Vita privata Sposata con un restauratore di strumenti antichi • Nel 2018 ha avuto un bambino • «Dal 2019 ho scelto di rallentare, farò meno concerti per scavare meglio negli archivi e trovare nuovi pezzi per violoncello, pescando fra i secoli passati e le novità di oggi» (Di Fronzo).

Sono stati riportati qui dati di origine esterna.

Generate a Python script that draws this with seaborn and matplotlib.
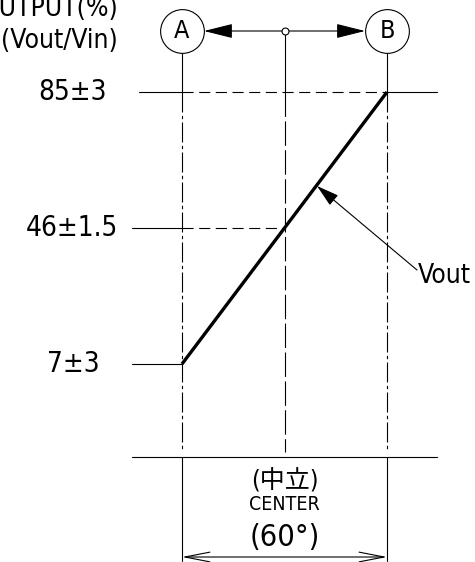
import matplotlib
matplotlib.use("Agg")
import matplotlib.pyplot as plt
import seaborn as sns
import pandas as pd
from matplotlib import font_manager

# ---- data ----
positions = ["A", "CENTER", "B"]
angles = [-30, 0, 30]                 # lever angle (deg), total travel 60°
output_pct = [7, 46, 85]              # output % (Vout/Vin)
level_labels = ["7±3", "46±1.5", "85±3"]
y_title = ["OUTPUT(%)", "(Vout/Vin)"]
center_labels = ["(中立)", "CENTER", "(60°)"]
curve_label = "Vout"

# ---- fonts ----
sns.set_theme(style="white")
fl = font_manager.fontManager.ttflist
names = {f.name for f in fl}
STRETCH = "normal"
if "Liberation Sans Narrow" in names:
    base = "Liberation Sans Narrow"
elif any(f.name == "DejaVu Sans" and str(f.stretch) in ("condensed", "semi-condensed", "500", "400") and str(f.stretch) != "normal" for f in fl):
    base = "DejaVu Sans"
    STRETCH = "condensed"
else:
    base = "Liberation Sans"
FAM = [base, "Noto Sans CJK JP", "DejaVu Sans"]
plt.rcParams["font.family"] = FAM
plt.rcParams["font.stretch"] = STRETCH

W, H = 475, 562
fig = plt.figure(figsize=(W / 100, H / 100), dpi=100)
ax = fig.add_axes([0, 0, 1, 1])

# pixel -> data helpers (for decorations only)
def X(px):
    return -30 + (px - 182) * 60 / 205

def Y(py):
    return 7 + (364 - py) * 78 / 272

ax.set_xlim(X(0), X(W))
ax.set_ylim(Y(H), Y(0))
ax.set_axis_off()

K = "black"
thin = 0.8
DASH_H = (0, (10, 5))
DASH_C = (0, (22, 4))
DASH_V = (0, (18, 3, 3, 3))

df = pd.DataFrame({"pos": positions, "angle": angles, "pct": output_pct})
top = max(output_pct)

# Vout characteristic line
sns.lineplot(data=df, x="angle", y="pct", ax=ax, color=K, lw=2.4,
             solid_capstyle="butt", legend=False)

# horizontal level lines
for a, p in zip(angles, output_pct):
    x0 = X(139) if p == top else X(132)
    ax.plot([x0, angles[0]], [p, p], color=K, lw=thin)
    if a > angles[0]:
        ax.plot([angles[0], a], [p, p], color=K, lw=thin, ls=DASH_H)
    if a == angles[-1]:
        ax.plot([a, X(437)], [p, p], color=K, lw=thin)

# baseline
ax.plot([X(132), X(437)], [Y(457), Y(457)], color=K, lw=thin)

# vertical lines
for a in (angles[0], angles[-1]):
    ax.plot([a, a], [Y(53), top], color=K, lw=thin)
    ax.plot([a, a], [top, Y(452)], color=K, lw=thin, ls=DASH_V)
    ax.plot([a, a], [Y(457), Y(561)], color=K, lw=thin)
ax.plot([angles[1]] * 2, [Y(31), top], color=K, lw=thin)
ax.plot([angles[1]] * 2, [top, Y(452)], color=K, lw=thin, ls=DASH_C)

# top arrows and circles
yc = Y(31)
for a, side in ((angles[0], 204), (angles[-1], 365)):
    ax.annotate("", xy=(X(side), yc), xytext=(angles[1], yc),
                arrowprops=dict(arrowstyle="-|>,head_length=18,head_width=4.5",
                                mutation_scale=1, lw=thin, color=K,
                                shrinkA=0, shrinkB=0))
ax.plot([angles[1]], [yc], marker="o", ms=5, mfc="white", mec=K, mew=thin, zorder=5)
for a, name in ((angles[0], positions[0]), (angles[-1], positions[-1])):
    ax.plot([a], [yc], marker="o", ms=31.5, mfc="white", mec=K, mew=thin, zorder=5)
    ax.text(a, yc, name, ha="center", va="center", fontsize=18, color=K, zorder=6)

# leader to Vout
ax.annotate("", xy=(X(317), Y(186)), xytext=(X(417), Y(270)),
            arrowprops=dict(arrowstyle="-|>,head_length=14,head_width=4",
                            mutation_scale=1, lw=thin, color=K,
                            shrinkA=0, shrinkB=0))
ax.text(X(418), Y(276), curve_label, ha="left", va="center", fontsize=19, color=K)

# level labels
lab_right = {7: 100, 46: 118, 85: 107}
for p, lab in zip(output_pct, level_labels):
    ax.text(X(lab_right[p]), p, lab, ha="right", va="center", fontsize=20, color=K)

# y title
ax.text(X(118), Y(9), y_title[0], ha="right", va="center", fontsize=19, color=K)
ax.text(X(118), Y(41), y_title[1], ha="right", va="center", fontsize=19, color=K)

# bottom dimension
ax.annotate("", xy=(angles[0], Y(557)), xytext=(angles[-1], Y(557)),
            arrowprops=dict(arrowstyle="<->,head_length=18,head_width=3.5",
                            mutation_scale=1, lw=thin, color=K,
                            shrinkA=0, shrinkB=0))
ax.text(angles[1], Y(481), center_labels[0], ha="center", va="center", fontsize=18, color=K)
ax.text(angles[1], Y(505), center_labels[1], ha="center", va="center", fontsize=14, color=K)
ax.text(angles[1], Y(538), center_labels[2], ha="center", va="center", fontsize=22, color=K)

fig.savefig("out.png", dpi=100, facecolor="white")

Curiosità Vive a Basilea • Suo fratello Andrés è violista, suonano spesso assieme • Nel 2014 papa Francesco l’ha ricevuta in Vaticano: «Mi ha detto in spagnolo di pregare per lui, io gli ho risposto se poteva pregare per me. Allora ha concluso: va bene, allora preghiamo insieme l’uno per l’altra. Gli ho dato un mio cd ma non aveva capito che era mio, era interessato, ma non credo che la musica sia in cima ai suoi interessi» • Pensa che sia sbagliato tenere separati i generi musicali: «Faremmo bene ad ascoltare di tutto, dal pop alle sinfonie, senza paletti» • «Il giorno del concerto dormo tantissimo e mangio molto cioccolato con cacao all’85%, mi dà molta energia».
Titoli di coda «Tra il violoncellista e il violoncello c’è un rapporto fisico ancora più stretto di quello che i violinisti hanno con il violino. Noi infatti lo abbracciamo, è come un’appendice del nostro corpo» (a Cappelli).